About a month ago, I made a sudden decision to leave my fairly interesting, fairly well-paying, office job in order to return to teaching and writing. I had to move fast because the semester was about to start– I put in my notice, sent around my resume, and within two weeks had a full teaching load lined up for fall, and a slow, part-time phase out in place at my old job. I’d been planning to stick with the gig at least until the end of the spring semester– it wasn’t a perfect fit (gray cubicle, lots of meetings), but there was no strong impetus to look for something new. But you know, sometimes when you pray about things like work, answers come. With encouragement from Dr. G, I took the spiritual hint and shifted gears.

I knew for sure it was the right decision about a week ago– sitting in that gray cubicle feeling grouchy, exhausted, and headachy, with a persistent tickle in my throat. I had to go teach in a few hours and I decided I’d better do the whole class sitting down (usually I’m a roamer), with a throat lozenge. But within 10 minutes of setting foot in the classroom, my energy returned and my niggling aches and pains disappeared. I was happy to be there. It felt just right.

Being a college teacher sounds prestigious, and it is fun to be a part of the learning process with my students and focus my energy on what I know best. But actually, for most people, college teaching is tiring, low-paid work. That’s because the majority of college teachers are like me: “part timers” called adjuncts. In the community college system here, there is a policy of hiring up to 3 adjuncts for every two full-time faculty members. Adjuncts live class to class, semester to semester. No job security, no benefits, no vacation or sick time. An adjunct in my local community college system who taught 12 3-credit courses in a year (four per semester and four in the summer– the rules limit us to 3 per semester but sometimes there are exceptions) would make less than $29,000. An English composition adjunct would grade about 1200 essays during that year, and spend about 576 hours in class, not including planning time, reading time, helping students outside of class, and grading smaller homework assignments. It’s mentally and emotionally challenging work, though many of the adjuncts who do it love the work and being in an educational setting. They are dedicated.

Universities are also staffed more and more with part-time teachers and graduate student teachers and teaching assistants, rather than full-time faculty. Full-timers have more responsibilities than part-timers– they are expected to actively add to the knowledge in their field through research and writing, review and evaluate the work of others in their field, sit on planning committees that decide the direction of their department and their discipline, and, in many cases, bring money into the institution by winning grants. They also advise and mentor upper-level students. People are often surprised to hear that Dr. G teaches just a few courses each semester– that’s because he’s doing all those other things. He works year-round, even though he doesn’t teach a single class during the summer months.
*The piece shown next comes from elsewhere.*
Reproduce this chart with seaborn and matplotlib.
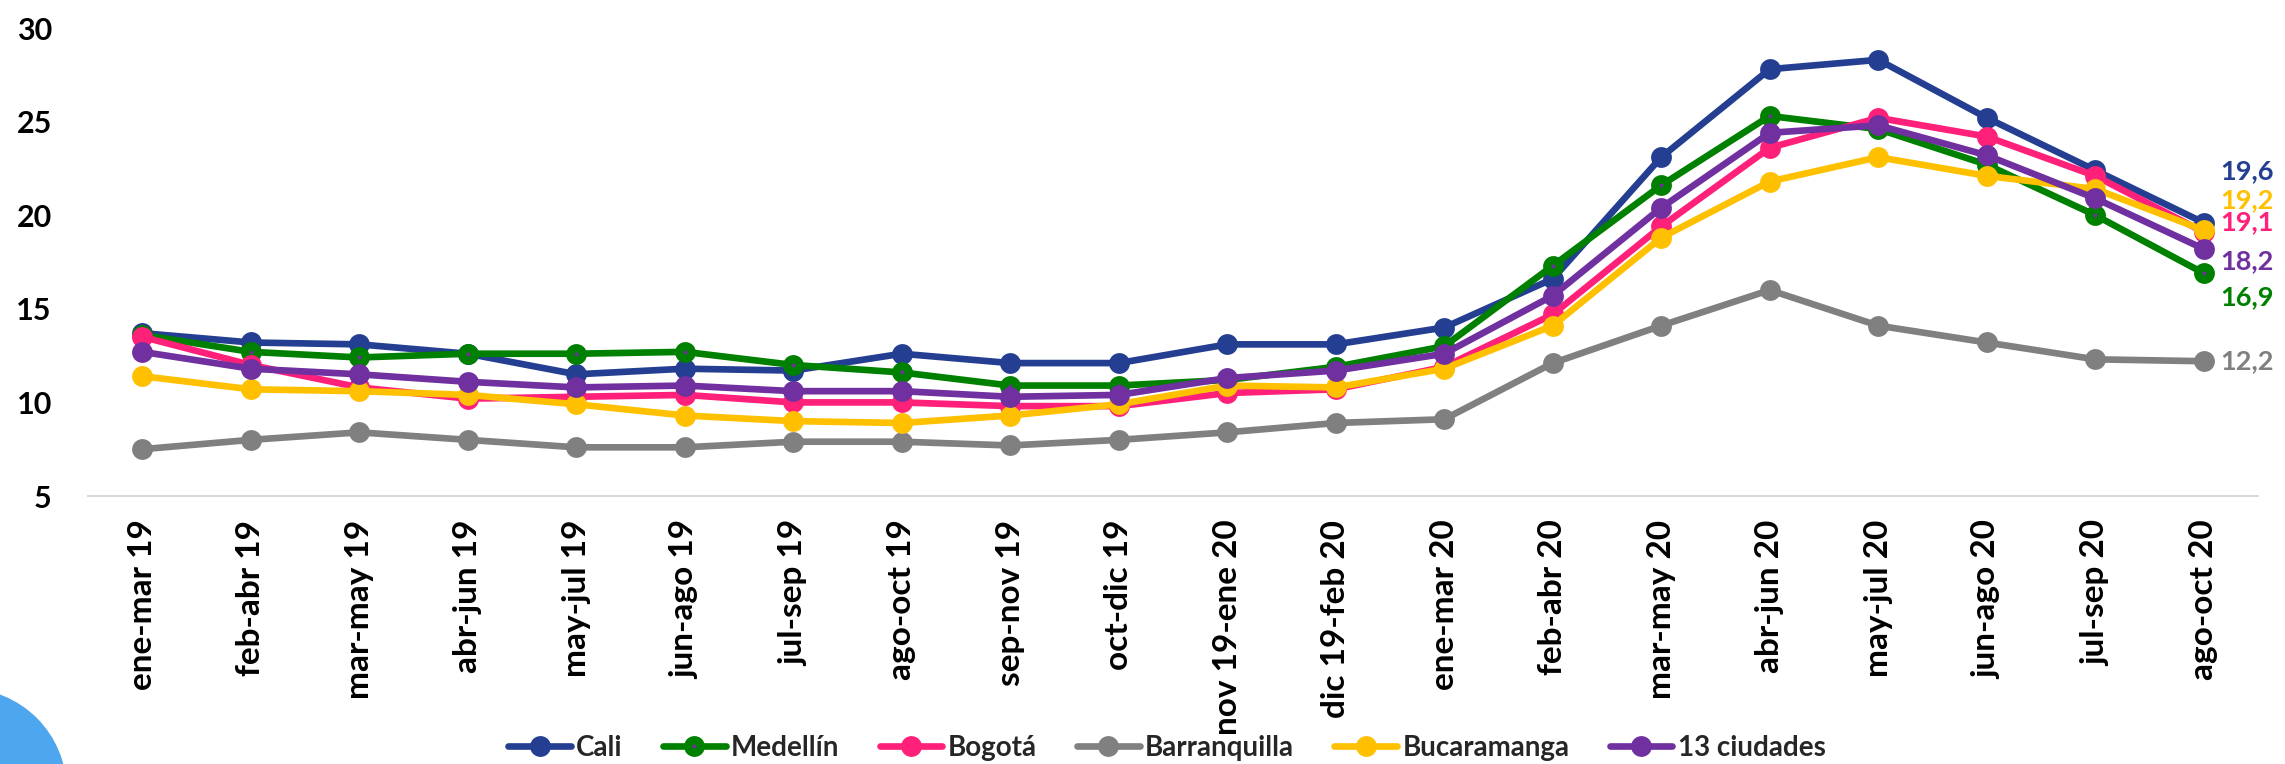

There is definitely a place in higher education for part-time and student teachers. Adjunct teaching is good for both professionals and schools, because working people active in their field can come in and teach a class in the evening, pass on what they know, and earn a few extra bucks. They bring new perspectives and authenticity into the institution, which might otherwise become stuffy and insulated. And I believe that every graduate student should take a course in pedagogy and teach a class or two under the close mentorship of an experienced professor, as part of their training for a career in higher ed.

The problem is that those grad students are often not fully prepared to teach or closely supported while they do. And, as for the alleged “part timers”– too many of us are not part time. We cobble together a schedule of a few classes at this institution, a few more at that one, until our schedules are completely full. The schools save tons and tons of money operating this way. Even if a department has to go through the hassle of hiring 10 adjuncts to each teach three classes each every semester, it would rather do that than create five full-time positions and pay three times as much. At the community college (though perhaps this does not hold true at four-year schools or private schools), this hiring model may help keep tuition costs down.

The reason this strategy works is that there are so many people like me: qualified educators who have graduate degrees and are willing to make financial sacrifices to stay in a college setting doing what they love. There is no incentive to offer people $50,000 to do what they will just as eagerly do for $20,000.

But this is not just about educators– it’s about students. How are students best served? In most cases, adjuncts do not have an on-campus presence outside a mailbox and an email address, and are therefore not very accessible to students outside of class. They are generally not well connected to what is happening at the college and can’t alert their students to new opportunities and resources as well as a full-timer could. There may be professional development opportunities available that would help improve their teaching or expertise in their field, but chances are they are too busy making ends meet to attend. When those full-timer faculty committees are meeting to set the direction of the department, adjunct voices are likely not included. And, unless they take particular initiative to seek out their fellow part-timers, most adjuncts are unlikely to interact with other teachers and exchange ideas. Even the most effective and accomplished adjunct is less equipped to serve his or her students than a full-timer with the full campus community and network of resources behind her.

So, I’m gladly diving back in to a field I love, but I feel a bit like I am contributing to the problem. And yet, I want to do this work. I have to start somewhere and see what doors open along the way. I just wonder if there is any way I can contribute to improving the system in the meantime.